Di Gaza City bagian Rimal, Abbas al-Ghazali (13) menjual air sejak subuh. Ia melintasi jalan rusak sambil berteriak, "Jual air! Jual air!" Namun musim dingin membuat pembeli makin jarang.
"Saya menjual sebotol seharga 1 shekel, tetapi kini orang-orang jarang membeli," ujarnya. Abbas bekerja karena ayahnya, yang menderita kanker, tak bisa lagi berobat akibat blokade dan minimnya obat-obatan.
Meski bekerja hampir sepanjang hari, Abbas tetap membawa tas sekolahnya.
"Dulu saya murid yang berprestasi," katanya. "Ketika saya lelah, saya membuka tas dan membaca sedikit."
Otoritas setempat menyebut ribuan anak kini kehilangan tempat tinggal layak serta lingkungan aman untuk tumbuh. Sekolah-sekolah rusak, aktivitas belajar terhenti lebih dari dua tahun, dan angka pekerja anak melonjak drastis di seluruh Gaza.

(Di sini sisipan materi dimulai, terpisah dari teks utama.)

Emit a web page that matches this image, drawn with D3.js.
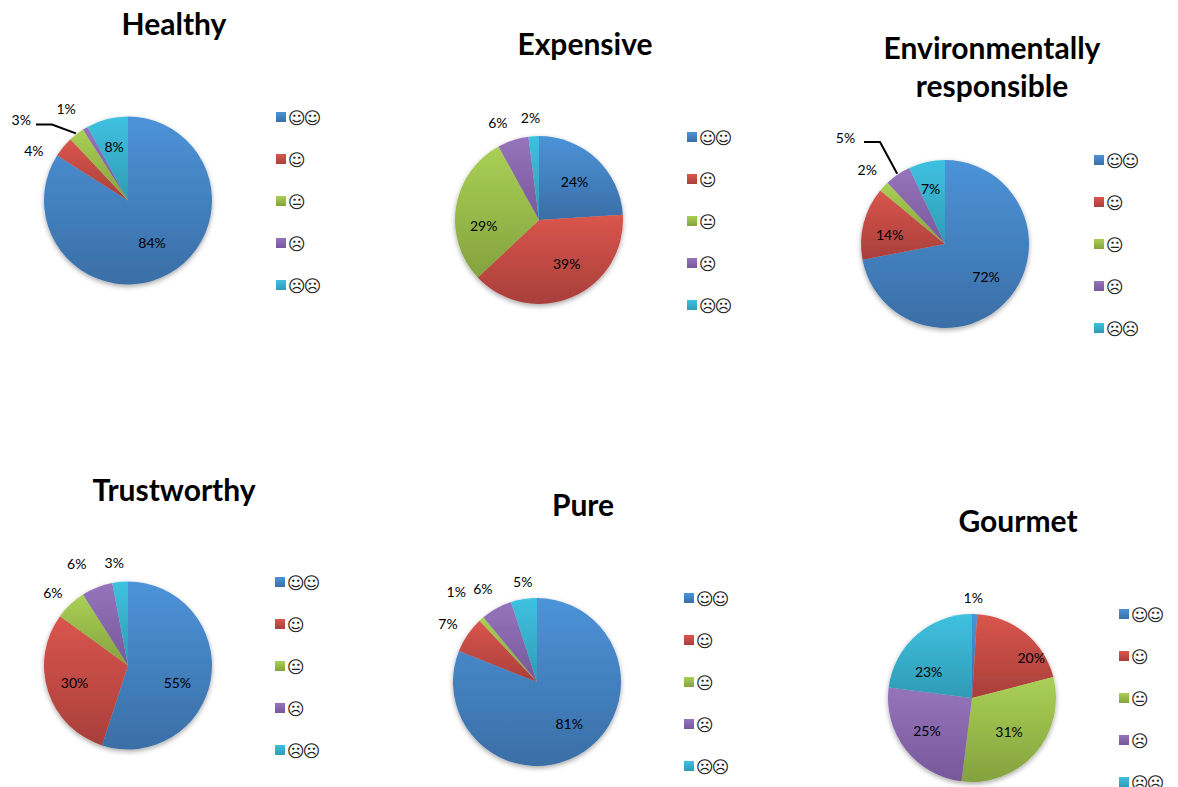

Menurut psikolog anak di Gaza City, Ghadeer Al-Muqayyad, konflik ini memaksa anak-anak menghadapi kondisi yang jauh melebihi kapasitas emosional dan fisik mereka.
"Anak-anak ini mengalami trauma, kehilangan, pengungsian, dan kekerasan, yang dapat mengakibatkan gejala stres pascatrauma," ujarnya.
Stres berkepanjangan, lanjutnya, meningkatkan risiko kecemasan, masalah perilaku, hingga penarikan diri secara emosional.
"Mengembalikan kembali anak-anak ke lingkungan belajar yang aman sangat penting untuk mengurangi dampak psikologis konflik," katanya.
Di tengah perang yang belum menunjukkan tanda-tanda mereda, anak-anak Gaza terus berjuang bukan hanya untuk bertahan hidup, tetapi juga untuk mempertahankan sisa-sisa masa kecil yang kian hilang.